Introduction: How to Calculate the Capacity of Batteries
Hello! My name is Nicholas Anand! I am a 13-year-old electrical engineer, along with some other professions.
My science fair project for this year involves calculating the capacity of batteries, so I thought I would educate y'all on Instructables on how to do it, too!
I hope you learn something from my tutorial and enjoy it,
Step 1: What You Need
Unfortunately, calculating the capacity of a battery isn't as easy as you'd think it would be. You will need a lot of different items, which I have listed below.
- Multimeter with current test
- Multimeter test leads
- Resistor with low resistance but high wattage (I find 1 Ohm per 1.5 volts on battery)
- Battery holder(s)
- Smartphone with stopwatch app or other form of stopwatch
- Material to protect surface from burn marks
- Switch (light switches work very well)
- Fire extinguisher for putting out fires caused by exploding batteries or flames caused by heat from resistors
- Computer with Microsoft Excel and Calculator (not required, but makes it MUCH easier)

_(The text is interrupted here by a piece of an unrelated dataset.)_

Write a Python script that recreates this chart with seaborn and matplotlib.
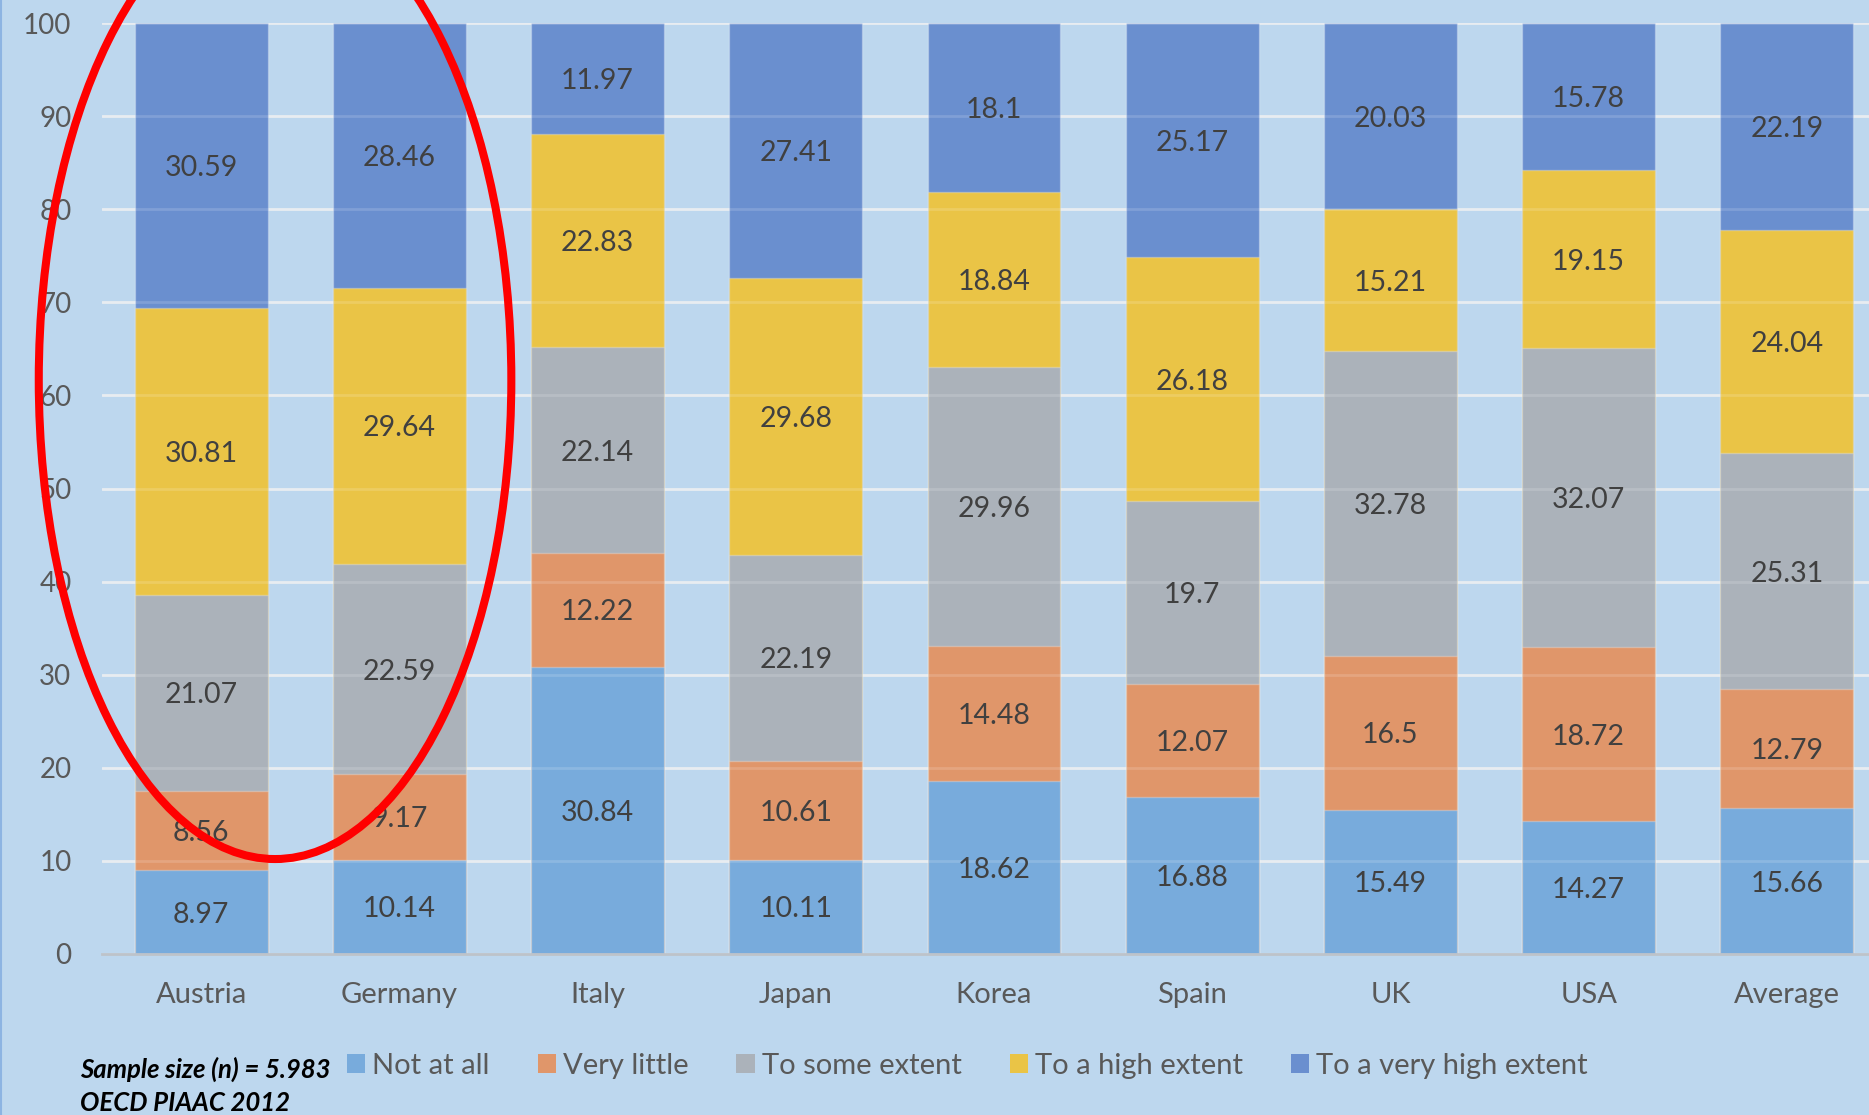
import numpy as np
import pandas as pd
import matplotlib
matplotlib.use("Agg")
import matplotlib.pyplot as plt
from matplotlib.patches import Ellipse, Patch
from matplotlib.lines import Line2D
import seaborn as sns

# --- data -------------------------------------------------------------
countries = ["Austria", "Germany", "Italy", "Japan", "Korea",
             "Spain", "UK", "USA", "Average"]
levels = ["Not at all", "Very little", "To some extent",
          "To a high extent", "To a very high extent"]

not_at_all = [8.97, 10.14, 30.84, 10.11, 18.62, 16.88, 15.49, 14.27, 15.66]
very_little = [8.56, 9.17, 12.22, 10.61, 14.48, 12.07, 16.5, 18.72, 12.79]
some_extent = [21.07, 22.59, 22.14, 22.19, 29.96, 19.7, 32.78, 32.07, 25.31]
high_extent = [30.81, 29.64, 22.83, 29.68, 18.84, 26.18, 15.21, 19.15, 24.04]
very_high_extent = [30.59, 28.46, 11.97, 27.41, 18.1, 25.17, 20.03, 15.78, 22.19]

series = [not_at_all, very_little, some_extent, high_extent, very_high_extent]
colors = ["#78ABDC", "#E0966A", "#ABB2BA", "#EAC446", "#6A8FCF"]

y_ticks = list(range(0, 101, 10))
note_lines = ["Sample size (n) = 5.983", "OECD PIAAC 2012"]

# --- style ------------------------------------------------------------
bg = "#BDD7EE"
sns.set_style("white")
plt.rcParams["font.family"] = ["Lato", "DejaVu Sans"]

W, H = 1869, 1115
fig = plt.figure(figsize=(W / 100, H / 100), dpi=100, facecolor=bg)
ax = fig.add_axes([102 / W, 1 - 954 / H, (1886 - 102) / W, (954 - 23) / H])
ax.set_facecolor(bg)

# cumulative tops, drawn from the tallest layer downwards
df = pd.DataFrame({"country": countries})
cum = np.zeros(len(countries))
for name, vals in zip(levels, series):
    cum = cum + np.array(vals)
    df[name] = cum.copy()

for name, col in reversed(list(zip(levels, colors))):
    sns.barplot(data=df, x="country", y=name, color=col, saturation=1,
                width=0.67, errorbar=None, ax=ax, zorder=2,
                edgecolor=(1, 1, 1, 0.25), linewidth=1)

# segment value labels
bottoms = np.zeros(len(countries))
for vals in series:
    for i, v in enumerate(vals):
        ax.text(i, bottoms[i] + v / 2, f"{v:g}", ha="center",
                va="center_baseline", fontsize=20.5, color="#404040", zorder=6)
    bottoms = bottoms + np.array(vals)

# axes
ax.set_xlim(-0.5, len(countries) - 0.5)
ax.set_ylim(0, 100)
ax.set_yticks(y_ticks)
ax.set_xlabel("")
ax.set_ylabel("")
ax.tick_params(axis="y", length=0, pad=22, labelsize=20, labelcolor="#595959")
ax.tick_params(axis="x", length=0, pad=20, labelsize=21, labelcolor="#595959")
for s in ["left", "right", "top"]:
    ax.spines[s].set_visible(False)
ax.spines["bottom"].set_color("#BDC3CA")
ax.spines["bottom"].set_linewidth(2)
ax.spines["bottom"].set_zorder(7)

ax.set_axisbelow(True)
ax.yaxis.grid(True, color="#E4E9EF", linewidth=2)
for t in y_ticks[1:]:
    ax.axhline(t, color="white", alpha=0.15, linewidth=2, zorder=5)

# highlight ring around the first two countries
ring = Ellipse((0.373, 61.65), 2.384, 102.9, fill=False,
               edgecolor="#FF0000", linewidth=5.8, clip_on=False, zorder=10)
ax.add_patch(ring)

# legend
handles = [Patch(facecolor=c, edgecolor="none") for c in colors]
fig.legend(handles, levels, loc="center left",
           bbox_to_anchor=(347 / W, 1 - 1066 / H), ncol=5, frameon=False,
           fontsize=21, handlelength=0.62, handleheight=0.62,
           handletextpad=0.24, columnspacing=1.65, borderpad=0,
           borderaxespad=0, labelcolor="#595959")

# source note
fig.text(80 / W, 1 - 1069 / H, note_lines[0], fontsize=18.5, fontweight="bold",
         fontstyle="italic", color="black", va="center", ha="left")
fig.text(80 / W, 1 - 1103 / H, note_lines[1], fontsize=18.5, fontweight="bold",
         fontstyle="italic", color="black", va="center", ha="left")

# chart-area border on the left edge
fig.add_artist(Line2D([0.0006, 0.0006], [0, 1], transform=fig.transFigure,
                      color="#8DB4E2", linewidth=1.5))

fig.savefig("out.png", dpi=100, facecolor=bg)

Step 2: Building the Circuit
The picture above is a diagram of my circuit. I have a series circuit with a multimeter on the current setting, a switch, and a resistor.
The circuit is relatively simple to build. Make sure your resistor can handle the wattage you are going to be putting on it! Also, be sure to put a fan blowing on the resistors, and put a material like hardwood under the resistors to ensure that the surface below won't be scorched.
Step 3: Collecting Data
WAIT! DON'T SWITCH ON YOUR CIRCUIT YET!
Before you start, make sure you're prepared and know what you're supposed to be doing.
Once your circuit is built, get out your paper/notebook and write down what batteries you are testing and what load you are putting on them. Trust me - it helps.
Next, draw this table:
At the same time you turn on your circuit, turn on your stopwatch. At certain intervals (e.g. 15 minutes), write down (1) the time displayed on the stopwatch (2) the current that the batteries are supplying.
Step 4: Turning Your Data Into Numbers & Graphs
Once the batteries have reached about 0.1 amps, they are dead. Disconnect them and let your circuit cool down. Copy the data from the notebook into Excel. I find it is often helpful to create a graph of your data, like the one pictured above.
Now, use this formula to turn your data into a number in ampere-hours.
Ah = (for every pair of numbers - add them together) T x C
Ah would be the capacity, T would be the time (in hours) since the last check, and C would be the current in amps.
If you want, multiply your number by 1000 to get milliamp-hours.
Step 5: Conclusion
I hope that you learned something from this tutorial. Now, you should know how to calculate the capacity of batteries for many different purposes.